SET TASK |
All of the lines below are to be printed again exactly; images are excluded from the output.
————
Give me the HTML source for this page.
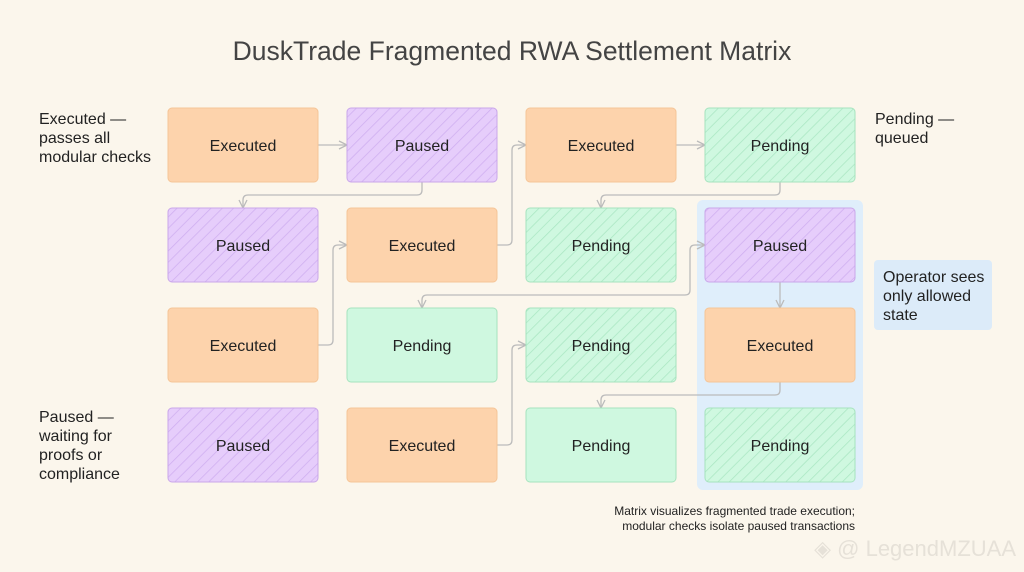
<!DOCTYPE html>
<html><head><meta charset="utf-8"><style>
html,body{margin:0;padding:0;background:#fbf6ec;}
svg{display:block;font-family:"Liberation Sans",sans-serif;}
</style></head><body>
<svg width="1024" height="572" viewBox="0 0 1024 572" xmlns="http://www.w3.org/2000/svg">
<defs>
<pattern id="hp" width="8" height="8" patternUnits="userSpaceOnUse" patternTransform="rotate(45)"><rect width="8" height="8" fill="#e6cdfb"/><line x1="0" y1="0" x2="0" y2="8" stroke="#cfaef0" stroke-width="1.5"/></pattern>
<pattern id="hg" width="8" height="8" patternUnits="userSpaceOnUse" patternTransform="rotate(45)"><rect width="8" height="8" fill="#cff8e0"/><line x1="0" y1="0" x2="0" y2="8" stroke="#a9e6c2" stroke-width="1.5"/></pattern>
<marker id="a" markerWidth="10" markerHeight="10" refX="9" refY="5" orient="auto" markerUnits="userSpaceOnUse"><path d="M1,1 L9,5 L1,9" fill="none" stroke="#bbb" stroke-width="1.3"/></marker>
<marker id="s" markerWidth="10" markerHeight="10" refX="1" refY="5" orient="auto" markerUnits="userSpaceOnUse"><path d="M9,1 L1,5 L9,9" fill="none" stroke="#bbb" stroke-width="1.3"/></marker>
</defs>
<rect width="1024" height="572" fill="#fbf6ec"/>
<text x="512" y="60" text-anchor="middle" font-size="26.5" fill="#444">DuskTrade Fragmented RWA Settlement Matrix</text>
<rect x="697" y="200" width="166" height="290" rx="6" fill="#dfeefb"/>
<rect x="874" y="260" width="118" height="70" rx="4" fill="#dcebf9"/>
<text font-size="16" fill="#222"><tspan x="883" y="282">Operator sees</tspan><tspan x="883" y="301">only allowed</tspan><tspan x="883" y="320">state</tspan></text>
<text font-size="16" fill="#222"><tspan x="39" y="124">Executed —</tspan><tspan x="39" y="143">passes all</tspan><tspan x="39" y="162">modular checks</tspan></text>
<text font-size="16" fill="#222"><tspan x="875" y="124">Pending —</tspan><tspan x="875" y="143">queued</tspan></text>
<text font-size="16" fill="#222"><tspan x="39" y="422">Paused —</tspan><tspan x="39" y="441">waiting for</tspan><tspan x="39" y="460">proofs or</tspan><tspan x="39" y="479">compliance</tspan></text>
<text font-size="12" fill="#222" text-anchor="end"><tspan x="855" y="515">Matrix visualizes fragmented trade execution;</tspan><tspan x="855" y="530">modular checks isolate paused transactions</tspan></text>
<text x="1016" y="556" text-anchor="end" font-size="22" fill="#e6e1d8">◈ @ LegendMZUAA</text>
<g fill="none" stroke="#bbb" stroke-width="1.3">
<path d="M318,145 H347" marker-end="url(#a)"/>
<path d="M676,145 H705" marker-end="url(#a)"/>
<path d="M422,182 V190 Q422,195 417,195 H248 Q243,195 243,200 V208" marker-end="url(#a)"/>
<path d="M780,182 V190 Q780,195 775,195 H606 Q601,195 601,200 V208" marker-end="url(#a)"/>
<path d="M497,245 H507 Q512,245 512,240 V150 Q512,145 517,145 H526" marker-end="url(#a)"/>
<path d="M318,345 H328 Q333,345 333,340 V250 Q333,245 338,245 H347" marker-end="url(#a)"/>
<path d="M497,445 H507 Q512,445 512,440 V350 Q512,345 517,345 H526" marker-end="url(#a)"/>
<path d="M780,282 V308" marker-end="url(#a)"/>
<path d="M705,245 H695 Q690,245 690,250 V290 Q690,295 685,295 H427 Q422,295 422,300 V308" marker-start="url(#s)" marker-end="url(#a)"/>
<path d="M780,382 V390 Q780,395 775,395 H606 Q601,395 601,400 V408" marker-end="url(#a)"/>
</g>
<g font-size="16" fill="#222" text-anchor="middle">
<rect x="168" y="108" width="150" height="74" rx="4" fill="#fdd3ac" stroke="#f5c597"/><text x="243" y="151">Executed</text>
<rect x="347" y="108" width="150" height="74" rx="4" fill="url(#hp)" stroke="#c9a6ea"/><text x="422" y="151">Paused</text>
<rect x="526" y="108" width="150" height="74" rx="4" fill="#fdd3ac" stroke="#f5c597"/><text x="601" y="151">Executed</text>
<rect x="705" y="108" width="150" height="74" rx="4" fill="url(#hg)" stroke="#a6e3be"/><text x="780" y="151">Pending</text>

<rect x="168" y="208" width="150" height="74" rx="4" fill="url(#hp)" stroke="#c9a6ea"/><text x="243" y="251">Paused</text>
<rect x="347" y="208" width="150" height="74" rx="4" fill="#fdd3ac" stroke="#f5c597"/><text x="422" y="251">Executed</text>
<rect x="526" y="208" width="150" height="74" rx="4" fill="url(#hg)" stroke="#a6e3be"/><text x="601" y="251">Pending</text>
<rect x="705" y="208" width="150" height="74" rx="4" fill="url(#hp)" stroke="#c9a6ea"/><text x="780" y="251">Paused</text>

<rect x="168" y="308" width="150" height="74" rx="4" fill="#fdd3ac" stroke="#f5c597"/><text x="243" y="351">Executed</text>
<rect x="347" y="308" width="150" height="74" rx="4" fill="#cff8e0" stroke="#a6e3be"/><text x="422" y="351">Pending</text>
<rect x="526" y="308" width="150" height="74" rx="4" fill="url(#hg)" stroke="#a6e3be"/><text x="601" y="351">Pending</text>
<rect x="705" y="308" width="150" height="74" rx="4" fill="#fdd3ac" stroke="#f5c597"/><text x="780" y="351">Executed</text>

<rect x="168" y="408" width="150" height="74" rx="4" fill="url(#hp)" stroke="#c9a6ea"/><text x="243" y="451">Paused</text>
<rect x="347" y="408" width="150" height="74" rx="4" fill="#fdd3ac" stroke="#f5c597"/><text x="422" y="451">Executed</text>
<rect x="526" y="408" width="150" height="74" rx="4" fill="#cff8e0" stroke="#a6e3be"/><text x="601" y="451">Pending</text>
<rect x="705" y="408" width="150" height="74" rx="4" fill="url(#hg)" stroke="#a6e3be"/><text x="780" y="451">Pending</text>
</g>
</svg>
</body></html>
————
RESULT FOR THIS EXERCISE |
Give me the HTML source for this page.
<!DOCTYPE html>
<html><head><meta charset="utf-8"><style>
html,body{margin:0;padding:0;background:#fbf6ec;}
svg{display:block;font-family:"Liberation Sans",sans-serif;}
</style></head><body>
<svg width="1024" height="572" viewBox="0 0 1024 572" xmlns="http://www.w3.org/2000/svg">
<defs>
<pattern id="hp" width="8" height="8" patternUnits="userSpaceOnUse" patternTransform="rotate(45)"><rect width="8" height="8" fill="#e6cdfb"/><line x1="0" y1="0" x2="0" y2="8" stroke="#cfaef0" stroke-width="1.5"/></pattern>
<pattern id="hg" width="8" height="8" patternUnits="userSpaceOnUse" patternTransform="rotate(45)"><rect width="8" height="8" fill="#cff8e0"/><line x1="0" y1="0" x2="0" y2="8" stroke="#a9e6c2" stroke-width="1.5"/></pattern>
<marker id="a" markerWidth="10" markerHeight="10" refX="9" refY="5" orient="auto" markerUnits="userSpaceOnUse"><path d="M1,1 L9,5 L1,9" fill="none" stroke="#bbb" stroke-width="1.3"/></marker>
<marker id="s" markerWidth="10" markerHeight="10" refX="1" refY="5" orient="auto" markerUnits="userSpaceOnUse"><path d="M9,1 L1,5 L9,9" fill="none" stroke="#bbb" stroke-width="1.3"/></marker>
</defs>
<rect width="1024" height="572" fill="#fbf6ec"/>
<text x="512" y="60" text-anchor="middle" font-size="26.5" fill="#444">DuskTrade Fragmented RWA Settlement Matrix</text>
<rect x="697" y="200" width="166" height="290" rx="6" fill="#dfeefb"/>
<rect x="874" y="260" width="118" height="70" rx="4" fill="#dcebf9"/>
<text font-size="16" fill="#222"><tspan x="883" y="282">Operator sees</tspan><tspan x="883" y="301">only allowed</tspan><tspan x="883" y="320">state</tspan></text>
<text font-size="16" fill="#222"><tspan x="39" y="124">Executed —</tspan><tspan x="39" y="143">passes all</tspan><tspan x="39" y="162">modular checks</tspan></text>
<text font-size="16" fill="#222"><tspan x="875" y="124">Pending —</tspan><tspan x="875" y="143">queued</tspan></text>
<text font-size="16" fill="#222"><tspan x="39" y="422">Paused —</tspan><tspan x="39" y="441">waiting for</tspan><tspan x="39" y="460">proofs or</tspan><tspan x="39" y="479">compliance</tspan></text>
<text font-size="12" fill="#222" text-anchor="end"><tspan x="855" y="515">Matrix visualizes fragmented trade execution;</tspan><tspan x="855" y="530">modular checks isolate paused transactions</tspan></text>
<text x="1016" y="556" text-anchor="end" font-size="22" fill="#e6e1d8">◈ @ LegendMZUAA</text>
<g fill="none" stroke="#bbb" stroke-width="1.3">
<path d="M318,145 H347" marker-end="url(#a)"/>
<path d="M676,145 H705" marker-end="url(#a)"/>
<path d="M422,182 V190 Q422,195 417,195 H248 Q243,195 243,200 V208" marker-end="url(#a)"/>
<path d="M780,182 V190 Q780,195 775,195 H606 Q601,195 601,200 V208" marker-end="url(#a)"/>
<path d="M497,245 H507 Q512,245 512,240 V150 Q512,145 517,145 H526" marker-end="url(#a)"/>
<path d="M318,345 H328 Q333,345 333,340 V250 Q333,245 338,245 H347" marker-end="url(#a)"/>
<path d="M497,445 H507 Q512,445 512,440 V350 Q512,345 517,345 H526" marker-end="url(#a)"/>
<path d="M780,282 V308" marker-end="url(#a)"/>
<path d="M705,245 H695 Q690,245 690,250 V290 Q690,295 685,295 H427 Q422,295 422,300 V308" marker-start="url(#s)" marker-end="url(#a)"/>
<path d="M780,382 V390 Q780,395 775,395 H606 Q601,395 601,400 V408" marker-end="url(#a)"/>
</g>
<g font-size="16" fill="#222" text-anchor="middle">
<rect x="168" y="108" width="150" height="74" rx="4" fill="#fdd3ac" stroke="#f5c597"/><text x="243" y="151">Executed</text>
<rect x="347" y="108" width="150" height="74" rx="4" fill="url(#hp)" stroke="#c9a6ea"/><text x="422" y="151">Paused</text>
<rect x="526" y="108" width="150" height="74" rx="4" fill="#fdd3ac" stroke="#f5c597"/><text x="601" y="151">Executed</text>
<rect x="705" y="108" width="150" height="74" rx="4" fill="url(#hg)" stroke="#a6e3be"/><text x="780" y="151">Pending</text>

<rect x="168" y="208" width="150" height="74" rx="4" fill="url(#hp)" stroke="#c9a6ea"/><text x="243" y="251">Paused</text>
<rect x="347" y="208" width="150" height="74" rx="4" fill="#fdd3ac" stroke="#f5c597"/><text x="422" y="251">Executed</text>
<rect x="526" y="208" width="150" height="74" rx="4" fill="url(#hg)" stroke="#a6e3be"/><text x="601" y="251">Pending</text>
<rect x="705" y="208" width="150" height="74" rx="4" fill="url(#hp)" stroke="#c9a6ea"/><text x="780" y="251">Paused</text>

<rect x="168" y="308" width="150" height="74" rx="4" fill="#fdd3ac" stroke="#f5c597"/><text x="243" y="351">Executed</text>
<rect x="347" y="308" width="150" height="74" rx="4" fill="#cff8e0" stroke="#a6e3be"/><text x="422" y="351">Pending</text>
<rect x="526" y="308" width="150" height="74" rx="4" fill="url(#hg)" stroke="#a6e3be"/><text x="601" y="351">Pending</text>
<rect x="705" y="308" width="150" height="74" rx="4" fill="#fdd3ac" stroke="#f5c597"/><text x="780" y="351">Executed</text>

<rect x="168" y="408" width="150" height="74" rx="4" fill="url(#hp)" stroke="#c9a6ea"/><text x="243" y="451">Paused</text>
<rect x="347" y="408" width="150" height="74" rx="4" fill="#fdd3ac" stroke="#f5c597"/><text x="422" y="451">Executed</text>
<rect x="526" y="408" width="150" height="74" rx="4" fill="#cff8e0" stroke="#a6e3be"/><text x="601" y="451">Pending</text>
<rect x="705" y="408" width="150" height="74" rx="4" fill="url(#hg)" stroke="#a6e3be"/><text x="780" y="451">Pending</text>
</g>
</svg>
</body></html>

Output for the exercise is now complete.